Special-case deduplication may force an unexpected regeneration. BlobStorageVulnerabilityWriter.ShouldRegenerateForSpecialCase compares advisory URLs in the incoming update against the existing vulnerability.base.json. If any URL appears in both (indicating a re-published advisory), the cursor is reset to DateTimeOffset.MinValue and the method returns true, aborting the current update run. The next scheduled run then performs a full regeneration. The code comments acknowledge this as a known limitation that should eventually be resolved.
Version range translation. GitHub’s advisory format expresses affected version ranges as space-separated symbol version pairs (e.g., >= 1.0.0, < 2.0.0). GitHubVersionRangeParser strips commas and parses the pairs into a NuGet VersionRange, which is then serialized to NuGet’s normalized range notation for storage in the output JSON.
HttpClient is registered as ExternallyOwned(). The HttpClient instance is created as a field on Job and registered with Autofac using .ExternallyOwned() to prevent Autofac from disposing it when the container is torn down. This is a deliberate fix for a production issue (NuGetGallery#9194) where premature disposal caused failed requests late in a run.
Managed Identity authentication. The BlobServiceClientFactory is constructed with a ManagedIdentityCredential using the client ID read from Constants.ManagedIdentityClientIdKey in configuration. No storage connection-string secrets are required in production environments.
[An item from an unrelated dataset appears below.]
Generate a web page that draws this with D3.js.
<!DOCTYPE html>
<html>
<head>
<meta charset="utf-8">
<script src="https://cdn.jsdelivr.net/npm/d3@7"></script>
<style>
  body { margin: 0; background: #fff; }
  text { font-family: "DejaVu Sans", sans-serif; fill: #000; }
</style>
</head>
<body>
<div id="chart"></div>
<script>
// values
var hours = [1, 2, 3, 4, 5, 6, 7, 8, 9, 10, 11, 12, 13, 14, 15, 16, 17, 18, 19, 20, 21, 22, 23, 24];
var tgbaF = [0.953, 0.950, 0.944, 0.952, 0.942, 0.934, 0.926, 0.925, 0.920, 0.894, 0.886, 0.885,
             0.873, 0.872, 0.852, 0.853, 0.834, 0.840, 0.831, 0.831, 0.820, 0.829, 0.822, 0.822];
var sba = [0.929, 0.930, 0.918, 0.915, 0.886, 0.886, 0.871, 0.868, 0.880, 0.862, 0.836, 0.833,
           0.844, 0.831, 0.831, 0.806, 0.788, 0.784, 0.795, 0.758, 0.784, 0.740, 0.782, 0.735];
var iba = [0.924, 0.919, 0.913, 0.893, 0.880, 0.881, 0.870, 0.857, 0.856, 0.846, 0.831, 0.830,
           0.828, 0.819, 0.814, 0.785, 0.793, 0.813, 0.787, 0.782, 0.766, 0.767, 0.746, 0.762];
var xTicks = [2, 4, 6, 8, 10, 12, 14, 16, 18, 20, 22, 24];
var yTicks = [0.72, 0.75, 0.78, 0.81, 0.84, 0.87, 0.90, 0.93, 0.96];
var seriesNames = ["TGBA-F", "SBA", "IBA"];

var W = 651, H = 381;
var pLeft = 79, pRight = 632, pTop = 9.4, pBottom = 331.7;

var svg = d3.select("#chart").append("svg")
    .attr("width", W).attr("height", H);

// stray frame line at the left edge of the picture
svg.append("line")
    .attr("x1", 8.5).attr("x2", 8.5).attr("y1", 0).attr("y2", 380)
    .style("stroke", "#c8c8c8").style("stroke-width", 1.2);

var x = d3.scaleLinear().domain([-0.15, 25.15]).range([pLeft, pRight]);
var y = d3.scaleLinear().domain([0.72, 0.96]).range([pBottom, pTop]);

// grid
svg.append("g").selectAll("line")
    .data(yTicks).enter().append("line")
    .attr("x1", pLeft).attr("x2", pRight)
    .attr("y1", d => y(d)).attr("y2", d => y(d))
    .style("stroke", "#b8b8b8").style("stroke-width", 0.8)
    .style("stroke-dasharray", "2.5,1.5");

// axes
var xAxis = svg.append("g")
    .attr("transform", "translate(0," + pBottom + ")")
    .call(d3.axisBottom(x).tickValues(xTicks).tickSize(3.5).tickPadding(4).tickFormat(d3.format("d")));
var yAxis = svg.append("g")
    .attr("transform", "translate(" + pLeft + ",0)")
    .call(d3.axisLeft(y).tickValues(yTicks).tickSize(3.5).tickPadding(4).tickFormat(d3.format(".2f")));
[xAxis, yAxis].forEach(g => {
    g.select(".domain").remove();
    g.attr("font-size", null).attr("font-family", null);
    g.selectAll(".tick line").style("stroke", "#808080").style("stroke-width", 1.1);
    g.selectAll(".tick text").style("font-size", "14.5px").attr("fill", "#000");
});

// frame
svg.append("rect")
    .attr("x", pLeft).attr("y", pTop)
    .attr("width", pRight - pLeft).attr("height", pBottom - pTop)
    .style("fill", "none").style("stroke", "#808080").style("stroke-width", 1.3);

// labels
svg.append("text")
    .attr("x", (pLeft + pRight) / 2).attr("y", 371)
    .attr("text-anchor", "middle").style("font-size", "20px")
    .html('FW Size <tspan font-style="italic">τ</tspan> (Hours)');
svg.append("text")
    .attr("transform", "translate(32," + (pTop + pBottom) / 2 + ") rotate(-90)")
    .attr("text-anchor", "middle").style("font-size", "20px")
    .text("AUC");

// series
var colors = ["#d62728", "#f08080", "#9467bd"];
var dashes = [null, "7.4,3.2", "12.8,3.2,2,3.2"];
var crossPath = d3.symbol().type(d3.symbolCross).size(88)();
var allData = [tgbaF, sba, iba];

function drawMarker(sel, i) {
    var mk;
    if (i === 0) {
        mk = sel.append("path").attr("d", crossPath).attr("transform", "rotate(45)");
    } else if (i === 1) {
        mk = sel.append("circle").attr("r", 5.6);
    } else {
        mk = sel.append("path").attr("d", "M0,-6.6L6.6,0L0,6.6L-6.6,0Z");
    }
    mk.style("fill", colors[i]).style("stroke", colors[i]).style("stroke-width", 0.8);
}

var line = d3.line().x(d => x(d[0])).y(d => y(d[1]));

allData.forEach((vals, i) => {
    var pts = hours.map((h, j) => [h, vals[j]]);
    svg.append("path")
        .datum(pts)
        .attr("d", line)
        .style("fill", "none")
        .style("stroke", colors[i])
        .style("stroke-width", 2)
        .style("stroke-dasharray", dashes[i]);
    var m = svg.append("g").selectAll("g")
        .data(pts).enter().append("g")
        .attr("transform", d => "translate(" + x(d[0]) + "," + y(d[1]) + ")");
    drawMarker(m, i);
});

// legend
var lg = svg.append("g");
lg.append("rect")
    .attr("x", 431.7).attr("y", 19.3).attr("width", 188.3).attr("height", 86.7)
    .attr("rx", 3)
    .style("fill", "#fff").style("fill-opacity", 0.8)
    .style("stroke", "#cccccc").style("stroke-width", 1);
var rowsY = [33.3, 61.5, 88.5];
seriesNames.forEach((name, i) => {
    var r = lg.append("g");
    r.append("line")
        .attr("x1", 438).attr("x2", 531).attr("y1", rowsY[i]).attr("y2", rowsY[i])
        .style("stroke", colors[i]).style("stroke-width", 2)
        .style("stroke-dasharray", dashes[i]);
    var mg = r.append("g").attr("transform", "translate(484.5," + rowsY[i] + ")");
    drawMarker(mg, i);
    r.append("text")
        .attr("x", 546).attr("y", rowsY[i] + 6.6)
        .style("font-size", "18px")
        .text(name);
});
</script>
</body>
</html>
Windows service packaging via NSSM. The .nuspec bundles the compiled net472 binaries alongside nssm.exe and PowerShell pre/post-deploy scripts. Deployment uses Octopus Deploy parameters to uninstall the previous service instance and install the new one, configured for automatic restart on failure with a 5-second delay and a 30-second reset window.